Kompromissfähig, herzlich, pragmatisch: Der Essener Bischof fordert trotz Schwierigkeiten und sozialer Ungleichkeit mehr Blick auf die Potenziale des Ruhrgebiets. Warum er in der Region Vorbildcharakter für Europa sieht.
Der katholische Bischof von Essen, Franz-Josef Overbeck, sieht im Zusammenleben im Ruhrgebiet angesichts der vielen Herausforderungen ein wichtiges Zeichen für Deutschland und Europa. “Die meisten Menschen lernen hier, dass Kompromisse zum Leben dazugehören und es fast nie die eine, einfache Lösung für alle gibt”, sagte Overbeck in einem am Freitag verbreiteten Interview der Katholischen Nachrichten-Agentur (KNA). “Diese Haltung, verbunden mit einem robusten Pragmatismus und einer ehrlichen Herzlichkeit, schätze ich im Ruhrgebiet wirklich sehr.”

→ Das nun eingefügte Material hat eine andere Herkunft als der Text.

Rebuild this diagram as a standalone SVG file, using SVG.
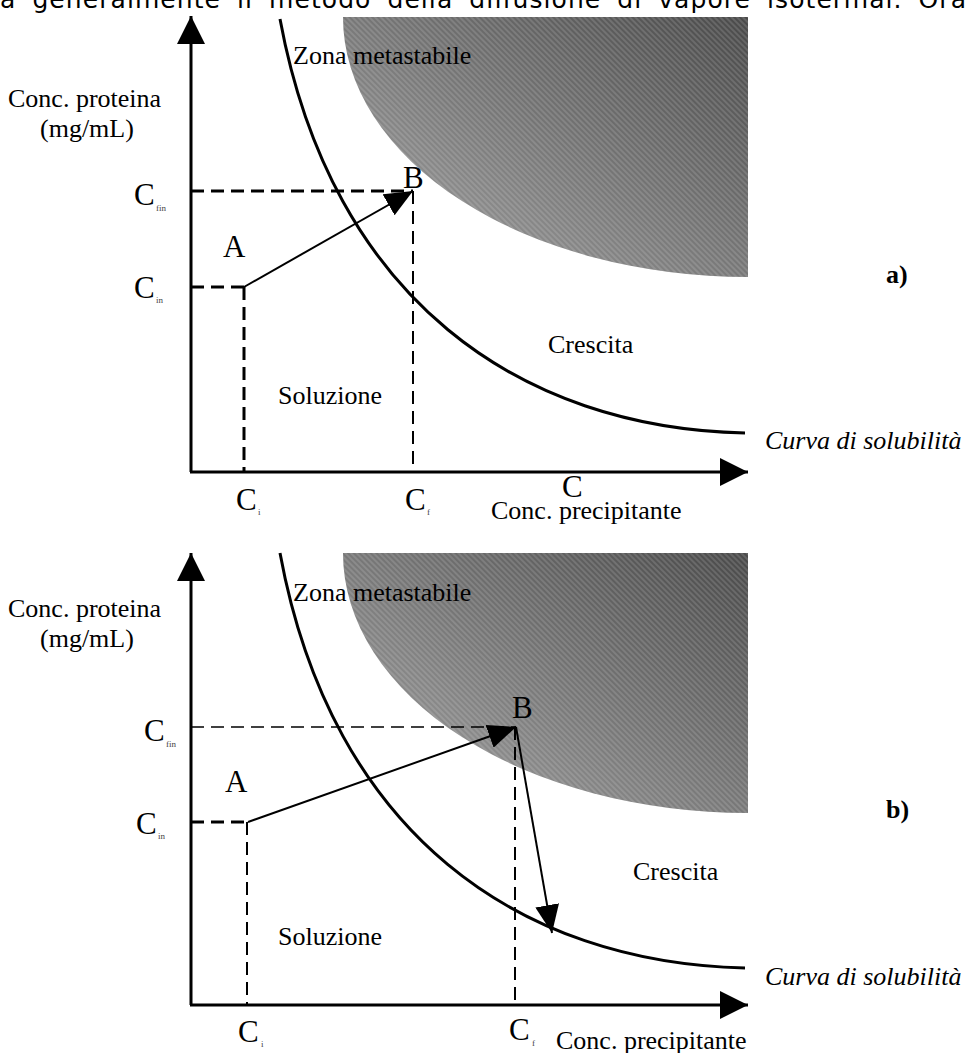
<svg xmlns="http://www.w3.org/2000/svg" width="968" height="1053" viewBox="0 0 968 1053">
<style>
text{font-family:"Liberation Serif","Times New Roman",serif;fill:#000}
.t{font-size:26px}
.big{font-size:31px}
.sub{font-size:9px;fill:#444}
.it{font-style:italic}
.bold{font-weight:bold}
.top{font-family:"DejaVu Sans","Liberation Sans",sans-serif;font-size:25px;word-spacing:7px}
.axis{stroke:#000;stroke-width:3;fill:none}
.curve{stroke:#000;stroke-width:3;fill:none}
.arrow{stroke:#000;stroke-width:2;fill:none}
.dthick{stroke:#000;stroke-width:3;stroke-dasharray:13 7;fill:none}
.dmid{stroke:#000;stroke-width:2;stroke-dasharray:13 7;fill:none}
.dthin{stroke:#000;stroke-width:1.3;stroke-dasharray:13 7;fill:none}
.shade{fill:url(#grad)}
.hatch{fill:url(#hatch)}
</style>
<defs>
<linearGradient id="grad" x1="0" y1="1" x2="1" y2="0">
<stop offset="0" stop-color="#a6a6a6"/>
<stop offset="1" stop-color="#4a4a4a"/>
</linearGradient>
<pattern id="hatch" width="4" height="4" patternUnits="userSpaceOnUse" patternTransform="rotate(-45)">
<line x1="1" y1="0" x2="1" y2="4" stroke="#ffffff" stroke-opacity="0.35" stroke-width="0.8"/>
</pattern>
<marker id="ah" markerUnits="userSpaceOnUse" markerWidth="28" markerHeight="24" refX="28" refY="12" orient="auto">
<path d="M0,0 L28,12 L0,24 Z" fill="#000"/>
</marker>
<marker id="axh" markerUnits="userSpaceOnUse" markerWidth="28" markerHeight="28" refX="28" refY="14" orient="auto">
<path d="M0,0 L28,14 L0,28 Z" fill="#000"/>
</marker>
</defs>
<rect width="968" height="1053" fill="#fff"/>
<text class="top" x="0" y="8" textLength="966" lengthAdjust="spacing">a generalmente il metodo della diffusione di vapore isotermal. Ora</text>

<g id="panel-a">
<g id="a-shade">
<path class="shade" d="M343,17 L748,17 L748,277 A405,260 0 0 1 343,17 Z"/>
<path class="hatch" d="M343,17 L748,17 L748,277 A405,260 0 0 1 343,17 Z"/>
</g>
<g id="a-connectors">
<line class="axis" x1="191" y1="472" x2="191" y2="16" marker-end="url(#axh)"/>
<line class="axis" x1="190" y1="472" x2="748" y2="472" marker-end="url(#axh)"/>
<path class="curve" d="M280,19 C332,300 520,428 745,433"/>
<line class="dthick" x1="191" y1="191" x2="413" y2="191"/>
<line class="dthick" x1="191" y1="287" x2="244" y2="287"/>
<line class="dthick" x1="244" y1="287" x2="244" y2="472"/>
<line class="dmid" x1="413" y1="191" x2="413" y2="472"/>
<line class="arrow" x1="244" y1="287" x2="413" y2="191" marker-end="url(#ah)"/>
</g>
<g id="a-labels">
<text class="t" x="8" y="107">Conc. proteina</text>
<text class="t" x="40" y="137">(mg/mL)</text>
<text class="t" x="293" y="64">Zona metastabile</text>
<text class="big" x="134" y="205">C</text><text class="sub" x="156" y="211">fin</text>
<text class="big" x="134" y="298">C</text><text class="sub" x="156" y="303">in</text>
<text class="big" x="223" y="257">A</text>
<text class="big" x="403" y="188">B</text>
<text class="t" x="548" y="353">Crescita</text>
<text class="t" x="278" y="404">Soluzione</text>
<text class="t bold" x="886" y="283">a)</text>
<text class="t it" x="765" y="449">Curva di solubilità</text>
<text class="big" x="236" y="510">C</text><text class="sub" x="258" y="515">i</text>
<text class="big" x="405" y="510">C</text><text class="sub" x="427" y="515">f</text>
<text class="big" x="562" y="497">C</text>
<text class="t" x="491" y="519">Conc. precipitante</text>
</g>
</g>

<g id="panel-b">
<g id="b-shade">
<path class="shade" d="M343,553 L748,553 L748,813 A405,260 0 0 1 343,553 Z"/>
<path class="hatch" d="M343,553 L748,553 L748,813 A405,260 0 0 1 343,553 Z"/>
</g>
<g id="b-connectors">
<line class="axis" x1="191" y1="1005" x2="191" y2="553" marker-end="url(#axh)"/>
<line class="axis" x1="190" y1="1005" x2="748" y2="1005" marker-end="url(#axh)"/>
<path class="curve" d="M280,553 C332,835 520,963 745,968"/>
<line class="dthin" x1="191" y1="727" x2="516" y2="727"/>
<line class="dthick" x1="191" y1="822" x2="247" y2="822"/>
<line class="dmid" x1="247" y1="822" x2="247" y2="1005"/>
<line class="dmid" x1="515" y1="727" x2="515" y2="1005"/>
<line class="arrow" x1="248" y1="822" x2="516" y2="727" marker-end="url(#ah)"/>
<line class="arrow" x1="516" y1="727" x2="552" y2="933" marker-end="url(#ah)"/>
</g>
<g id="b-labels">
<text class="t" x="8" y="617">Conc. proteina</text>
<text class="t" x="40" y="647">(mg/mL)</text>
<text class="t" x="293" y="601">Zona metastabile</text>
<text class="big" x="144" y="741">C</text><text class="sub" x="166" y="747">fin</text>
<text class="big" x="136" y="834">C</text><text class="sub" x="158" y="839">in</text>
<text class="big" x="225" y="792">A</text>
<text class="big" x="512" y="718">B</text>
<text class="t" x="633" y="880">Crescita</text>
<text class="t" x="278" y="945">Soluzione</text>
<text class="t bold" x="886" y="818">b)</text>
<text class="t it" x="765" y="985">Curva di solubilità</text>
<text class="big" x="238" y="1042">C</text><text class="sub" x="261" y="1047">i</text>
<text class="big" x="509" y="1040">C</text><text class="sub" x="532" y="1046">f</text>
<text class="t" x="556" y="1049">Conc. precipitante</text>
</g>
</g>
</svg>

Es gebe im Ruhrgebiet gleichzeitig in einigen Stadtteilen großen Reichtum und andererseits, zumindest für deutsche Verhältnisse, existenzielle Armut in anderen, so der Bischof. “Das Ruhrgebiet weist eine weit überdurchschnittliche Armutsquote von etwa 21 Prozent auf.” Außerdem sei das Ruhrgebiet immer wesentlich durch Migration geprägt worden.
Schwierigkeiten in der Region seien real, sagte Overbeck. Aber die Region mit fast fünf Millionen Menschen, von denen die allermeisten friedlich und solidarisch zusammenlebten müsse vor allem auch mit ihren Potenzialen wahrgenommen werden. “Selbstverständlich gelingt das Zusammenleben angesichts der alltäglichen Probleme, die Leben in Ballungszentren mit sich bringt, nicht immer reibungslos.”
Der aus Marl stammende Overbeck ist seit 2009 Bischof von Essen. Das Bistum Essen liegt zwischen Rhein und Lenne und umfasst große Teile des Ruhrgebiets, zum Beispiel Städte wie Gelsenkirchen, Bochum und Oberhausen. Die Diözese wird umgangssprachlich Ruhrbistum genannt.